▸ **SUPPLIED MATERIAL**
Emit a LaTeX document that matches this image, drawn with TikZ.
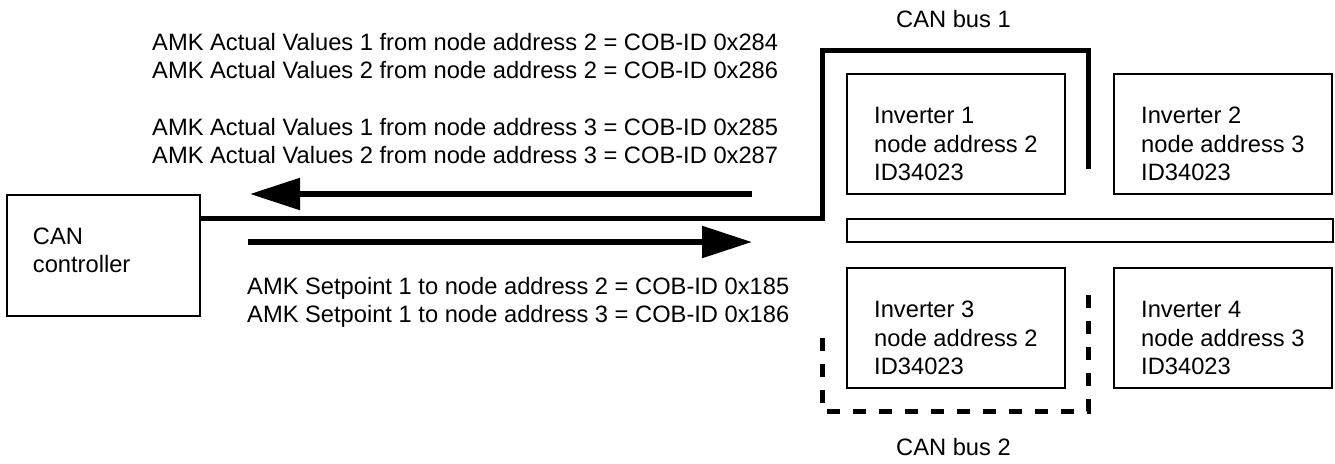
\documentclass[tikz,border=0pt]{standalone}
\usepackage{fontspec}
\setmainfont{Liberation Sans}
\usetikzlibrary{arrows.meta, positioning}

\begin{document}
\begin{tikzpicture}[
			x=1pt, y=-1pt,
			txt/.style={font=\fontsize{23.7}{28}\selectfont, align=left, inner sep=0pt, anchor=north west},
			unit/.style={rectangle, draw=black, line width=1.8pt, minimum width=218pt, minimum height=120pt, align=left, anchor=north west, font=\fontsize{23.7}{28.5}\selectfont, text height=94pt},
			bus/.style={line width=5pt},
			flow/.style={line width=5.5pt, -{Triangle[length=50pt, width=31pt]}}
			]
			\useasboundingbox (0,0) rectangle (1335,463);
			
			% Controller
			\node[unit, minimum width=193pt, minimum height=121pt, inner xsep=26pt, text width=141pt, text height=17pt, text depth=39.5pt] (ctrl) at (6,194) {CAN\\controller};
			
			% Inverters and bar
			\node[unit] (inv1) at (846,73) {Inverter 1\\node address 2\\ID34023};
			\node[unit] (inv2) at (1113,73) {Inverter 2\\node address 3\\ID34023};
			\node[unit] (inv3) at (846,267) {Inverter 3\\node address 2\\ID34023};
			\node[unit] (inv4) at (1113,267) {Inverter 4\\node address 3\\ID34023};
			\node[rectangle, draw=black, line width=1.8pt, minimum width=486pt, minimum height=23pt, inner sep=0pt, anchor=north west] (bar) at (846,218) {};
			
			% Bus lines
			\coordinate (b1a) at (822,50);
			\coordinate (b1b) at (1088,169);
			\coordinate (b2a) at (822,338);
			\coordinate (b2c) at (1088,411);
			\coordinate (b2b) at (1088,291);
			\draw[bus] (ctrl.east |- bar.north) -| (b1a) -| (b1b);
			\draw[bus, dash pattern=on 13pt off 13pt] (b2a) |- (b2c) -- (b2b);
			\node[txt] (bus1) at (896,10) {CAN bus 1};
			\node[txt] (bus2) at (896,438) {CAN bus 2};
			
			% Arrows
			\coordinate (rxtail) at (752,194);
			\coordinate (rxtip) at (250,194);
			\coordinate (txtail) at (248,242);
			\coordinate (txtip) at (752,242);
			\draw[flow] (rxtail) -- (rxtip);
			\draw[flow] (txtail) -- (txtip);
			
			% Labels
			\node[txt] (rx1) at (152,33) {AMK Actual Values 1 from node address 2 = COB-ID 0x284\\AMK Actual Values 2 from node address 2 = COB-ID 0x286};
			\node[txt] (rx2) at (152,118) {AMK Actual Values 1 from node address 3 = COB-ID 0x285\\AMK Actual Values 2 from node address 3 = COB-ID 0x287};
			\node[txt] (tx) at (247,277) {AMK Setpoint 1 to node address 2 = COB-ID 0x185\\AMK Setpoint 1 to node address 3 = COB-ID 0x186};
			
		\end{tikzpicture}
\end{document}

▸ **TASK DETAILS**
The lines from the start of the data through the line that contains "minimum width=193pt, minimum" are to be returned exactly, please, with both ends included and every picture left out.

▸ **OUTPUT OF THE TASK**
Emit a LaTeX document that matches this image, drawn with TikZ.
\documentclass[tikz,border=0pt]{standalone}
\usepackage{fontspec}
\setmainfont{Liberation Sans}
\usetikzlibrary{arrows.meta, positioning}

\begin{document}
\begin{tikzpicture}[
			x=1pt, y=-1pt,
			txt/.style={font=\fontsize{23.7}{28}\selectfont, align=left, inner sep=0pt, anchor=north west},
			unit/.style={rectangle, draw=black, line width=1.8pt, minimum width=218pt, minimum height=120pt, align=left, anchor=north west, font=\fontsize{23.7}{28.5}\selectfont, text height=94pt},
			bus/.style={line width=5pt},
			flow/.style={line width=5.5pt, -{Triangle[length=50pt, width=31pt]}}
			]
			\useasboundingbox (0,0) rectangle (1335,463);
			
			% Controller
			\node[unit, minimum width=193pt, minimum height=121pt, inner xsep=26pt, text width=141pt, text height=17pt, text depth=39.5pt] (ctrl) at (6,194) {CAN\\controller};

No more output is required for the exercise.